Smartwatches Need to Find Features That Fit

David Pogue
Yahoo Tech

On Sunday, CBS Sunday Morning aired my story about the current state of smartwatches.

Truth is, I generally don’t think much of them. I mean, it’s amazing that we can fit a computer into a wristwatch. But right now, it seems like it’s a technology looking for a reason to exist.

The best-known, biggest-name smartwatch so far is Samsung’s Galaxy Gear. It’s a $300 watch that requires you to own a Samsung Galaxy phone or tablet. It must be recharged every night like a phone, it isn’t waterproof, and it looks absolutely enormous on your wrist.

As I wrote in my review a few months ago, the Gear sinks under the weight of a thousand half-baked features. It has a tiny camera on the wristband, so you can get slapped or arrested for taking creepy spy pictures. It has a mike and a speaker, so you can look like a deranged person making phone calls to your hand.

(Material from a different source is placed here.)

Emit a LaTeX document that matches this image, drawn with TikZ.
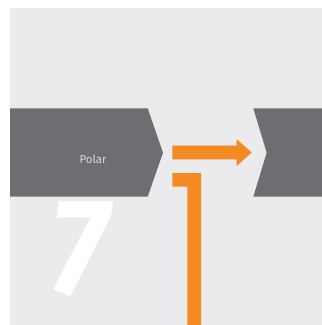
\documentclass[tikz,border=0pt]{standalone}
\usepackage{fontspec}
\setmainfont{Fira Sans}
\usetikzlibrary{positioning}
\definecolor{panelgray}{HTML}{EBEBED}
\definecolor{chevgray}{HTML}{6D6E71}
\definecolor{polarorange}{HTML}{F58A23}
\definecolor{polartext}{HTML}{DADADC}

\begin{document}
\begin{tikzpicture}[x=1bp,y=-1bp]
    \useasboundingbox (0,0) rectangle (322,325);
    \fill[panelgray] (10,7.5) rectangle (322,325);
    % chevrons
    \fill[chevgray] (10,108.3) -- (147.7,108.3) -- (163,152.7) -- (147.7,196.7) -- (10,196.7) -- cycle;
    \fill[chevgray] (253.3,108.3) -- (322,108.3) -- (322,196.7) -- (253.3,196.7) -- (266.7,152.7) -- cycle;
    \node[text=polartext, font=\fontsize{11.5}{12}\selectfont] (polar) at (93,159) {Polar};
    % orange arrow and bracket
    \fill[polarorange] (172.3,145.7) -- (236.7,145.7) -- (236.7,139.3) -- (251.7,152.5) -- (236.7,166) -- (236.7,159.3) -- (172.3,159.3) -- cycle;
    \fill[polarorange] (172.3,173) -- (201,173) -- (201,325) -- (187.3,325) -- (187.3,186.7) -- (172.3,186.7) -- cycle;
    \node[text=white, anchor=base, inner sep=0pt, xscale=0.92, font=\fontsize{138}{138}\selectfont\bfseries\itshape] (seven) at (79,294) {7};
\end{tikzpicture}
\end{document}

I have yet to see someone in public wearing a Samsung Gear.

So far, the only watches that are even remotely successful are those that do fewer things better, like the Pebble smartwatch. (Here’s my review of that one.) But it, too, reminds you that we’re only at the dawn of the smartwatch era. It has no color, no speaker, no microphone, no touchscreen.

There are some very successful (and popular) wrist electronics available today. But they’re not smartwatches; they’re fitness bands, like the Fitbit Flex and the Jawbone UP band. They’re more of a psychology product than technology. Because they track your sleep and your activity, they keep you reminded all day of just what a sedentary slug you are.

I’m guessing, then, that the smartwatches that finally catch on in a big way will be simple, easy-to-use ones with fitness tracking built in. That’s why I’m so excited about the upcoming Samsung Gear Fit, shown here; it tracks your activity and even has a heart-rate monitor built into the underside.

Apple’s rumored iWatch, too, sounds like it will have a strong fitness component, if Apple’s recent hiring spree is any indication.

Anyway, that’s where I think we are: in the earliest days of the smartwatch era. I believe we’ll get there—that the watch will make a comeback. But first we have to figure out which features we actually need on our wrists, and which are just marketing overkill.